Dowler was the largest supplier of Beaufort whistles to particular police forces during the 1870s.
From 1884 onward, GSWs became the main standard with most police forces after J. Hudson & Co. won the contract for supplying the Metropolitan Police in 1883. With rare exceptions, 19th century stamps bearing a specific Police Force name were either made by Hudson or Dowler (Dowler being much more scarce).

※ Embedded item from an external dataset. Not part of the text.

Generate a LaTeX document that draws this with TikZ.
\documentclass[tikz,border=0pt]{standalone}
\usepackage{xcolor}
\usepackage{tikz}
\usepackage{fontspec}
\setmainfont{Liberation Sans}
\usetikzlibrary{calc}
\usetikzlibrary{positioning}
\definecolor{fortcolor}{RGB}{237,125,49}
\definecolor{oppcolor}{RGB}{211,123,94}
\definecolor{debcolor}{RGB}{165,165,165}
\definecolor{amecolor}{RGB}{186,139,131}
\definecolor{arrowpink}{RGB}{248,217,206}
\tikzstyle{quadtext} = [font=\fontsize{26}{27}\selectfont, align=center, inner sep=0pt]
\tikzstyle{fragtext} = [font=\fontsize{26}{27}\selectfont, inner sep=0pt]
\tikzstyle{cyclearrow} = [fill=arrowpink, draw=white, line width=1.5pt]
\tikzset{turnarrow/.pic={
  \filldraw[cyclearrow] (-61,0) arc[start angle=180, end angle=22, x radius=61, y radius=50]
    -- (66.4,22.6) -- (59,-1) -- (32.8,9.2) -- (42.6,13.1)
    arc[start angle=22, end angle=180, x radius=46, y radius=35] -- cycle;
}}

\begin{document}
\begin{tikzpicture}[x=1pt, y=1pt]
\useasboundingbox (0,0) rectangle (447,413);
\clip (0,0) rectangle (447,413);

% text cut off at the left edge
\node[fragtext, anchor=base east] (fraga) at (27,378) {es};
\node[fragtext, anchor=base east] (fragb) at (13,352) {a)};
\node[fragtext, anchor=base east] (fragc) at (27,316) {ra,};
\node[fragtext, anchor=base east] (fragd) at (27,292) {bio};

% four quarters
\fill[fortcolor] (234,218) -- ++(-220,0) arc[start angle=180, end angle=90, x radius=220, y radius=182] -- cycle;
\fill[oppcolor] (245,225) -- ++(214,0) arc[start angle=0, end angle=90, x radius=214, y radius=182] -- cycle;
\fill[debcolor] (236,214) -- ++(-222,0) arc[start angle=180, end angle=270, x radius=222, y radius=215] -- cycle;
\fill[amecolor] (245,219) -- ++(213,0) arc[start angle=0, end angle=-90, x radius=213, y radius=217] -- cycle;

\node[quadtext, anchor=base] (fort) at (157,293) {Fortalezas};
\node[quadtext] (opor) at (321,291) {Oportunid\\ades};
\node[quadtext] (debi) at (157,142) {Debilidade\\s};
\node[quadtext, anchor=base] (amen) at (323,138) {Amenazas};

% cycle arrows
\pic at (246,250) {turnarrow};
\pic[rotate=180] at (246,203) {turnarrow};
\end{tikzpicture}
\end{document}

Police Forces stamps either on Beaufort or GSWs whistles made by Dowler include
- Birmingham Police
- Salford Police
- Maidstone Police
- Bradford Police
- Leeds Police
- Edinburgh Police
- Wakefield City Police
- Brighton Police
- Hove Police
- Leicester Police
- Wallacey police
- Liverpool City Police
- Bristol Police
- Lancashire County Constabulary
- West Riding Constabulary (WRC Police)
- Derby Borough Police
- The Knoxcall Police Call
- Manchester Police (sometimes numbered or with additional stamp " A Inspector" and number of "Superintendent"and letter)

Other Stamps on GSWs:
- "Manchester Highway Department " (numbered)
- " International" and "International police whistle " (brand name for Dowler cheaper GSW model.)

The First Dated Army whistle (1894) appears on a Dowler GSW.

Very rare whistles of 1894 Registered design are stamped on the body: "'Hiat' constabulary Reg. design No.225730 "
with insignia of Devon Constabulary, Cambridgeshire Borough Police and Durham City Police.

On some units "Dowler & Sons, Birm." was stamped on the inside part of button whistles.